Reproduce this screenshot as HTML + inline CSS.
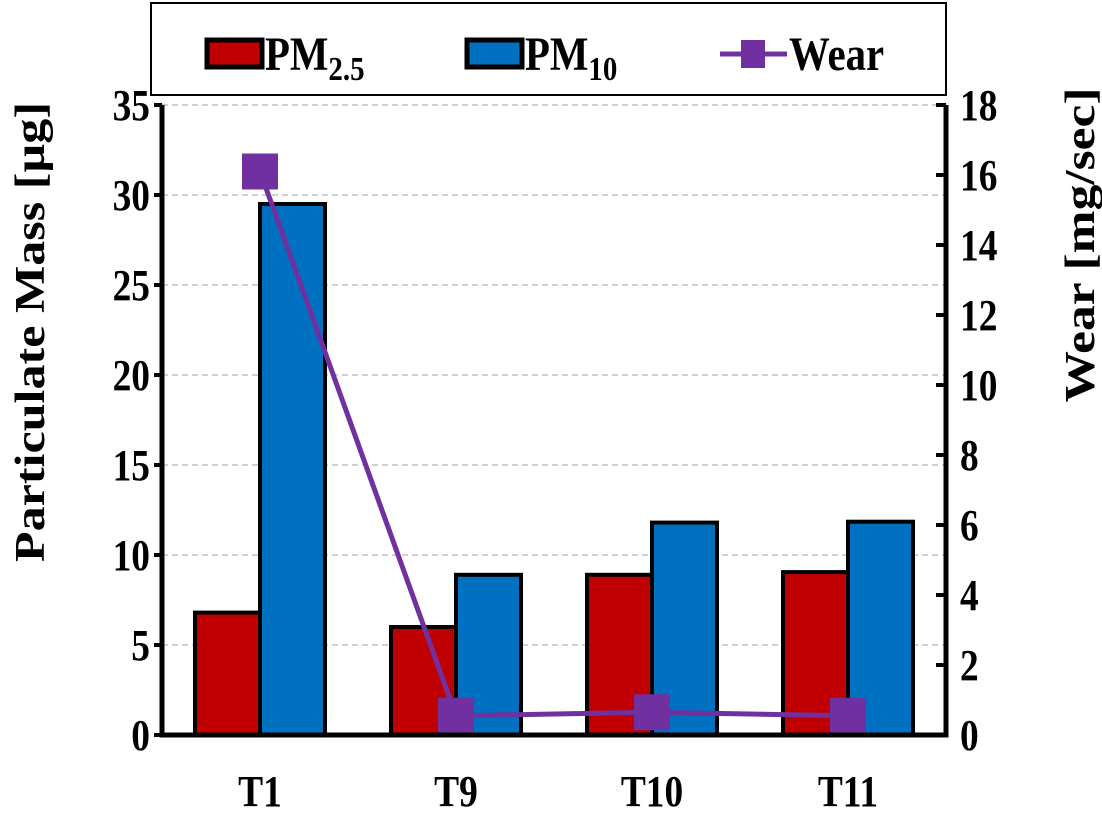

━━━━━━━━━━━━━━━━

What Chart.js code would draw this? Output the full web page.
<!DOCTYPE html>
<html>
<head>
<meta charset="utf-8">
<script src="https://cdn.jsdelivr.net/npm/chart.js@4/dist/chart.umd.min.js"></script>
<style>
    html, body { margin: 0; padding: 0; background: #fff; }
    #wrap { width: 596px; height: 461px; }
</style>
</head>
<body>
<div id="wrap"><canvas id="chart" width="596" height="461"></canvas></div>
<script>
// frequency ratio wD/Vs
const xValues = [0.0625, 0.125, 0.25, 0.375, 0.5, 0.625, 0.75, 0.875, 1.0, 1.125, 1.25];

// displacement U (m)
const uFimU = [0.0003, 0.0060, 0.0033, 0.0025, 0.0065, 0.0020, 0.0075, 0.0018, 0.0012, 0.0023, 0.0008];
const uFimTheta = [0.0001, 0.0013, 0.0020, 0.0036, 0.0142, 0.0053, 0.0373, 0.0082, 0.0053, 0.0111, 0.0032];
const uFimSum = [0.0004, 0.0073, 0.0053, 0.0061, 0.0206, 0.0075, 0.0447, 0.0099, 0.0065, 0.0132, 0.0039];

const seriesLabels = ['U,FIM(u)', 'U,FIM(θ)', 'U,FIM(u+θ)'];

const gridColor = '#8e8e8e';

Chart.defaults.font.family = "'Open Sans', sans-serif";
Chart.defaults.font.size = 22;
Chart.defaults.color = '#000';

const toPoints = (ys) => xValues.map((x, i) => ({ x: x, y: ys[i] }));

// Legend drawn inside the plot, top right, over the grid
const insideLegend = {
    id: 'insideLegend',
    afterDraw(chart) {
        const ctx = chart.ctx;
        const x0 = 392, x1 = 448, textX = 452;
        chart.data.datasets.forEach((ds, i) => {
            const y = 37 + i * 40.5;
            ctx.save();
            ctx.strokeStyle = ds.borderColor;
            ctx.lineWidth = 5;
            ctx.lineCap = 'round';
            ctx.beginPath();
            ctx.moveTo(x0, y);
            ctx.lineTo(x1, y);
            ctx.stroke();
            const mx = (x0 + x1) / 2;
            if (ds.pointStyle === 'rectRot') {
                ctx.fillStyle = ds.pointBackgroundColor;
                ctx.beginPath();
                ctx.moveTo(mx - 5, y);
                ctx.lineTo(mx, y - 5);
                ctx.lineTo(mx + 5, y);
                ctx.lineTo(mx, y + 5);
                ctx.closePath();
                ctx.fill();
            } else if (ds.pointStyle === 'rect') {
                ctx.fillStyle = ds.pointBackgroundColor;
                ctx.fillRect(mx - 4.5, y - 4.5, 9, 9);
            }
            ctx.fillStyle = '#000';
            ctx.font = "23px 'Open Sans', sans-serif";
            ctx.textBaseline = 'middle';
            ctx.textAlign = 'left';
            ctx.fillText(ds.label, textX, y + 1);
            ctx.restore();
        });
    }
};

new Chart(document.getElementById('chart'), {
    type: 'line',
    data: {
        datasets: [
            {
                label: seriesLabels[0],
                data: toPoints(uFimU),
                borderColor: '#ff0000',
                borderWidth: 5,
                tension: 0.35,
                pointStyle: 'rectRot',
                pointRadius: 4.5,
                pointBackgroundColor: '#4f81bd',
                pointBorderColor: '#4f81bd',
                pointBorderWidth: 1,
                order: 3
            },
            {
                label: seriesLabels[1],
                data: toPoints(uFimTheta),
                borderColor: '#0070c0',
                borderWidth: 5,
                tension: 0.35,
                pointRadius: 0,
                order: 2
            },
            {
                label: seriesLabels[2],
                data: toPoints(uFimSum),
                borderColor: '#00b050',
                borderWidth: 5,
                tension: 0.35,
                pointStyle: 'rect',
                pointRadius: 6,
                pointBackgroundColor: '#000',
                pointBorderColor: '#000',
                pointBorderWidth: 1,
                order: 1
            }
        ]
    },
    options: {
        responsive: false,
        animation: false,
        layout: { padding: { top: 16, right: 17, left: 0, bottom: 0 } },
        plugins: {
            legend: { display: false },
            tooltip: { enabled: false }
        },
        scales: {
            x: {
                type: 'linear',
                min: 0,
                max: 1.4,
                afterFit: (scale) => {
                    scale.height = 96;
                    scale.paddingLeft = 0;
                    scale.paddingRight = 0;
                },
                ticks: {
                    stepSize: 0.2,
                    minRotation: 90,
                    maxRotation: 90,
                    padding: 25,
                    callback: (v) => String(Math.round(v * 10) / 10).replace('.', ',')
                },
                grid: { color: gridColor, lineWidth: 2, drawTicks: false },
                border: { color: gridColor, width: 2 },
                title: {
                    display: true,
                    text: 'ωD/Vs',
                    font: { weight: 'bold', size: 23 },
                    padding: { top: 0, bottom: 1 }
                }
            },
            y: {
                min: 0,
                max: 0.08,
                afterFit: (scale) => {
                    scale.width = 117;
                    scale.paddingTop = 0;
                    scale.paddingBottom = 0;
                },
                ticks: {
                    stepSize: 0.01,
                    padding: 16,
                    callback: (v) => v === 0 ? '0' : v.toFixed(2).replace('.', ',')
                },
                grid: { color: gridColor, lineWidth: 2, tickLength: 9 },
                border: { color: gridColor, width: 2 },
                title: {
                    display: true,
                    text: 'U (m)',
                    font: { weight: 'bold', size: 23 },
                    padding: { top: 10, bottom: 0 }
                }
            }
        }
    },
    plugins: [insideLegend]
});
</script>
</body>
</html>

━━━━━━━━━━━━━━━━

Output, from the data above, the lines from the line with "What Chart.js code" to the line with "const gridColor = '#8e8e8e';" exactly as they stand, both ends included and nothing else.

• Solved problem:
What Chart.js code would draw this? Output the full web page.
<!DOCTYPE html>
<html>
<head>
<meta charset="utf-8">
<script src="https://cdn.jsdelivr.net/npm/chart.js@4/dist/chart.umd.min.js"></script>
<style>
    html, body { margin: 0; padding: 0; background: #fff; }
    #wrap { width: 596px; height: 461px; }
</style>
</head>
<body>
<div id="wrap"><canvas id="chart" width="596" height="461"></canvas></div>
<script>
// frequency ratio wD/Vs
const xValues = [0.0625, 0.125, 0.25, 0.375, 0.5, 0.625, 0.75, 0.875, 1.0, 1.125, 1.25];

// displacement U (m)
const uFimU = [0.0003, 0.0060, 0.0033, 0.0025, 0.0065, 0.0020, 0.0075, 0.0018, 0.0012, 0.0023, 0.0008];
const uFimTheta = [0.0001, 0.0013, 0.0020, 0.0036, 0.0142, 0.0053, 0.0373, 0.0082, 0.0053, 0.0111, 0.0032];
const uFimSum = [0.0004, 0.0073, 0.0053, 0.0061, 0.0206, 0.0075, 0.0447, 0.0099, 0.0065, 0.0132, 0.0039];

const seriesLabels = ['U,FIM(u)', 'U,FIM(θ)', 'U,FIM(u+θ)'];

const gridColor = '#8e8e8e';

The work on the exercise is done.